L’utilizzo degli archivi e le tecnologie, consentono all’INPS di individuare velocemente i lavoratori che si trovano in questa situazione e di mettere loro a disposizione, nell’area MyINPS del portale, il link per l’accesso alla domanda di NASPI. La nuova modalità di presentazione della domanda è partita  dal 23 febbraio 2018 in via sperimentale.

Un servizio personalizzato, dunque, che facilita un adempimento burocratico. C’è anche un vantaggio in termini di rispetto delle tempistiche: la domanda di NASPI deve essere presentata all’INPS entro 68 giorni dalla cessazione del rapporto di lavoro, altrimenti il lavoratore decade dal diritto. Il fatto che arrivi direttamente un link nella propria area del sito INPS facilita il rispetto di questo termine.

E probabilmente consente anche un più rapido svolgimento dell’intera operazione, con una ricaduta positiva sull’erogazione del trattamento, la cui decorrenza cambia a seconda del momento in cui viene presentata la domanda: se la richiesta viene presentata all’INPS entro l’ottavo giorno dal termine della prestazione lavorativa, la NASPI parte dall’ottavo giorno, dal giorno successivo alla presentazione della domanda negli altri casi.

Se il licenziamento è per giusta causa, il trattamento parte dal 38esimo giorno successivo se la domanda è presentata entro questo termine oppure il giorno la presentazione.

Come si vede, la semplificazione e la personalizzazione del servizio di presentazione della domanda, con un link indirizzato all’avente diritto e immediatamente disponibile, facilita il rispetto dei tempi. Il lavoratore dovrà comunque compilare la domanda e inviarla. Il servizio parte per ora in via sperimentale ma verrà gradualmente esteso a tutti i lavoratori con diritto alla NASPI.

L’indennità di disoccupazione si calcola sommando tutte le retribuzioni imponibili ai fini previdenziali, ricevute negli ultimi 4 anni e dividendo il risultato per il numero di settimane di contribuzione. Il quoziente ottenuto va infine moltiplicato per il numero 4,33. La base di calcolo è l’imponibile previdenziale degli ultimi 4 anni, divisa per le settimane di contribuzione e moltiplicata per il coefficiente 4,33. Per le frazioni di mese, il valore giornaliero dell’indennità si determina dividendo l’importo ottenuto con calcolo appena esposto per 30. Si considerano tutte le settimane, interamente o parzialmente retribuite.

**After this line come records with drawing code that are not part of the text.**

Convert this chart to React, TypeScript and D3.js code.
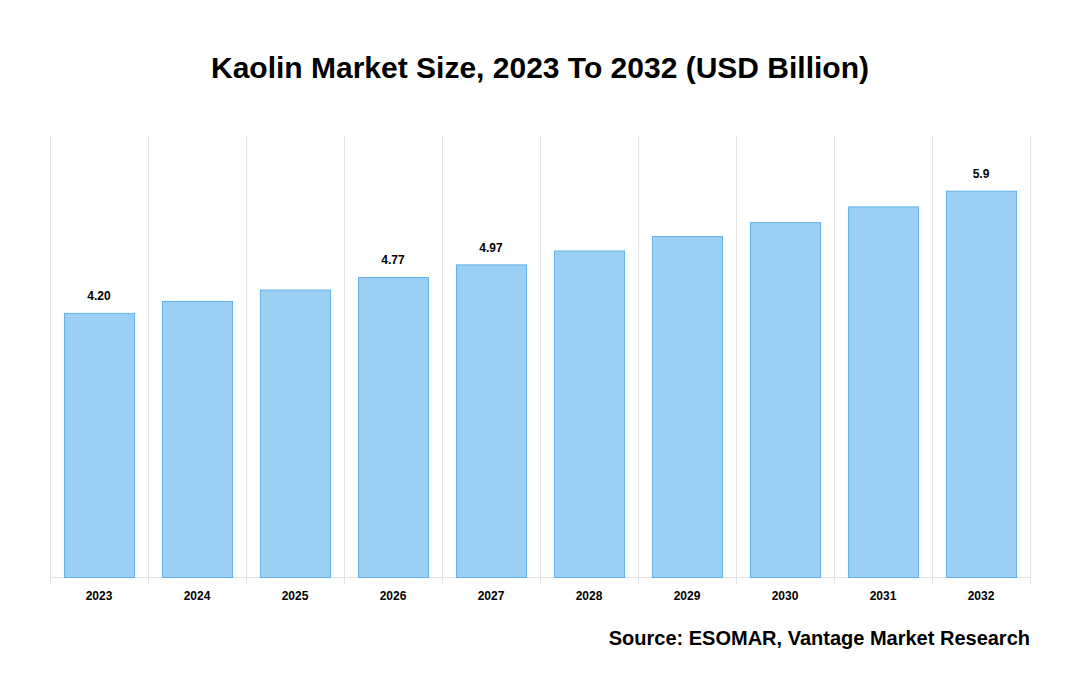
import { useEffect, useRef } from 'react';
import * as d3 from 'd3';

const years = ['2023', '2024', '2025', '2026', '2027', '2028', '2029', '2030', '2031', '2032'];
const values = [4.2, 4.39, 4.57, 4.77, 4.97, 5.19, 5.42, 5.64, 5.89, 6.14];
const valueLabels = ['4.20', '', '', '4.77', '4.97', '', '', '', '', '5.9'];

export default function App() {
  const svgRef = useRef<SVGSVGElement>(null);

  useEffect(() => {
    if (!svgRef.current) return;
    const svg = d3.select(svgRef.current);
    svg.selectAll('*').remove();

    const width = 1080;
    const height = 700;
    const margin = { top: 136, right: 50, bottom: 123, left: 50 };
    const chartWidth = width - margin.left - margin.right;
    const chartHeight = height - margin.top - margin.bottom;
    const font = '"Liberation Sans", Arial, sans-serif';

    svg.append('rect').attr('width', width).attr('height', height).attr('fill', '#fff');

    svg.append('text')
      .attr('x', width / 2)
      .attr('y', 78)
      .attr('text-anchor', 'middle')
      .style('font-family', font)
      .style('font-weight', 'bold')
      .style('font-size', '30px')
      .attr('fill', '#000')
      .text('Kaolin Market Size, 2023 To 2032 (USD Billion)');

    const g = svg.append('g')
      .attr('transform', `translate(${margin.left},${margin.top})`);

    const x = d3.scaleBand()
      .domain(years)
      .range([0, chartWidth])
      .paddingInner(0.285)
      .paddingOuter(0.1425);

    const y = d3.scaleLinear()
      .domain([0, 7])
      .range([chartHeight, 0]);

    // vertical grid lines at band boundaries
    const step = x.step();
    const bounds = d3.range(years.length + 1).map(i => i * step);
    g.selectAll('.grid')
      .data(bounds)
      .enter()
      .append('line')
      .attr('x1', d => d + 0.5)
      .attr('x2', d => d + 0.5)
      .attr('y1', 0)
      .attr('y2', chartHeight + 7)
      .attr('stroke', '#e3e3e3')
      .attr('stroke-width', 1);

    g.append('line')
      .attr('x1', 0)
      .attr('x2', chartWidth)
      .attr('y1', chartHeight + 0.5)
      .attr('y2', chartHeight + 0.5)
      .attr('stroke', '#e3e3e3');

    g.selectAll('.bar')
      .data(values)
      .enter()
      .append('rect')
      .attr('x', (_, i) => (x(years[i]) || 0) + 0.5)
      .attr('y', d => y(d) + 1)
      .attr('width', x.bandwidth())
      .attr('height', d => chartHeight - y(d) - 0.5)
      .attr('fill', '#9bd0f4')
      .attr('stroke', '#63b2ea')
      .attr('stroke-width', 1);

    g.selectAll('.vlabel')
      .data(values)
      .enter()
      .append('text')
      .attr('x', (_, i) => (x(years[i]) || 0) + x.bandwidth() / 2)
      .attr('y', d => y(d) - 12)
      .attr('text-anchor', 'middle')
      .style('font-family', font)
      .style('font-weight', 'bold')
      .style('font-size', '12px')
      .attr('fill', '#000')
      .text((_, i) => valueLabels[i]);

    g.selectAll('.xlabel')
      .data(years)
      .enter()
      .append('text')
      .attr('x', d => (x(d) || 0) + x.bandwidth() / 2)
      .attr('y', chartHeight + 23)
      .attr('text-anchor', 'middle')
      .style('font-family', font)
      .style('font-weight', 'bold')
      .style('font-size', '12px')
      .attr('fill', '#000')
      .text(d => d);

    svg.append('text')
      .attr('x', 1030)
      .attr('y', 645)
      .attr('text-anchor', 'end')
      .style('font-family', font)
      .style('font-weight', 'bold')
      .style('font-size', '20px')
      .attr('fill', '#000')
      .text('Source: ESOMAR, Vantage Market Research');
  }, []);

  return (
    <svg
      ref={svgRef}
      width={1080}
      height={700}
      style={{ position: 'absolute', left: 0, top: 0 }}
    />
  );
}
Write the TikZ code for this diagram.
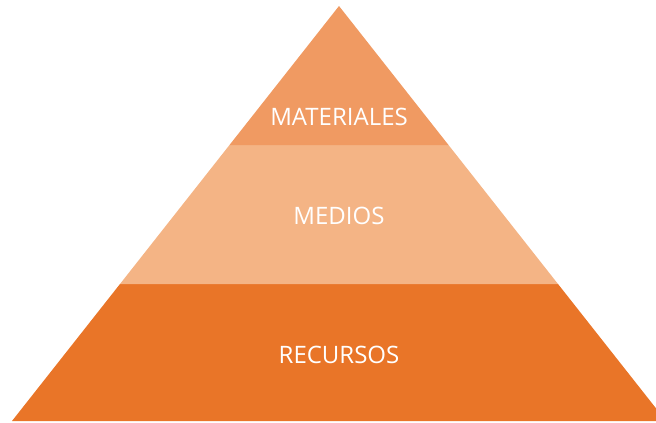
\documentclass[tikz,border=0pt]{standalone}
\usepackage{fontspec}
\setmainfont{Open Sans}
\usepackage{tikz}
\definecolor{topOrange}{HTML}{F09A62}
\definecolor{midOrange}{HTML}{F4B485}
\definecolor{baseOrange}{HTML}{E97528}

\begin{document}
\begin{tikzpicture}[x=1pt, y=-1pt, every node/.style={text=white, font=\fontsize{24}{28}\selectfont}]
    \useasboundingbox (0, 0) rectangle (656, 423);
    \clip (0, 0) rectangle (656, 423);
    \fill[fill=baseOrange] (120, 284) -- (558, 284) -- (666, 421) -- (12, 421) -- cycle;
    \fill[fill=midOrange] (229.5, 145) -- (448.5, 145) -- (558, 284) -- (120, 284) -- cycle;
    \fill[fill=topOrange] (339, 6) -- (448.5, 145) -- (229.5, 145) -- cycle;
    \node (M) at (339, 117) {MATERIALES};
    \node (D) at (339, 216) {MEDIOS};
    \node (R) at (339, 355) {RECURSOS};
  \end{tikzpicture}
\end{document}
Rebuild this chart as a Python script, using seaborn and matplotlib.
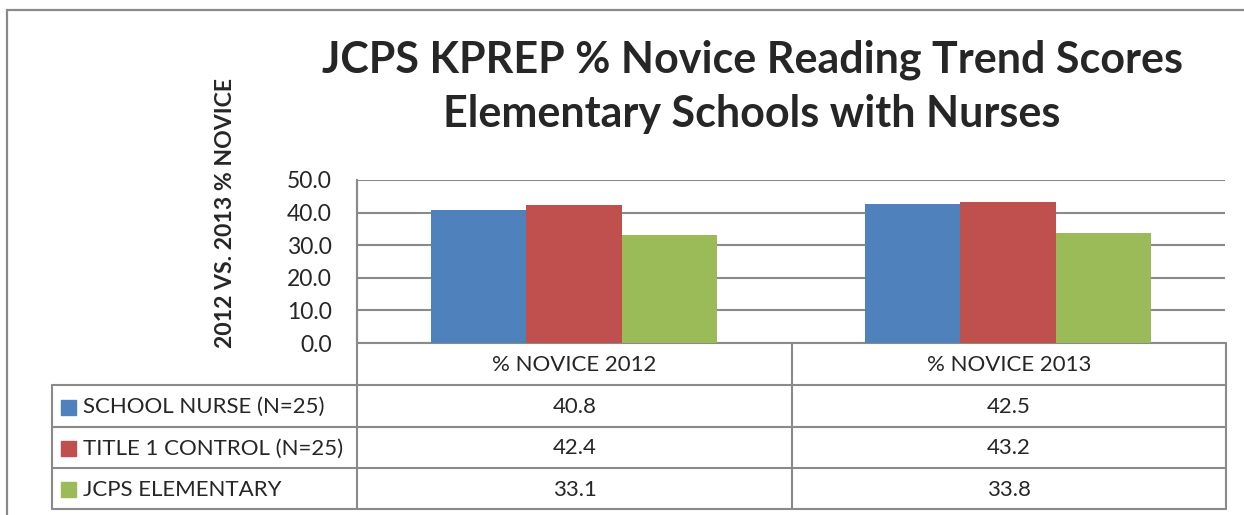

Se la retribuzione mensile è inferiore a 1.195 euro mensili, l’indennità è pari al 75% della retribuzione. Per stipendi superiori, la NASPI è pari al 75% a cui si aggiunge il 25% del differenziale fra retribuzione mensile e 1.195. Dal quarto mese si riduce del 3% ogni mese. La prestazione è erogata per un numero di settimane pari alla metà delle settimane di contribuzione degli ultimi quattro anni (24 mesi).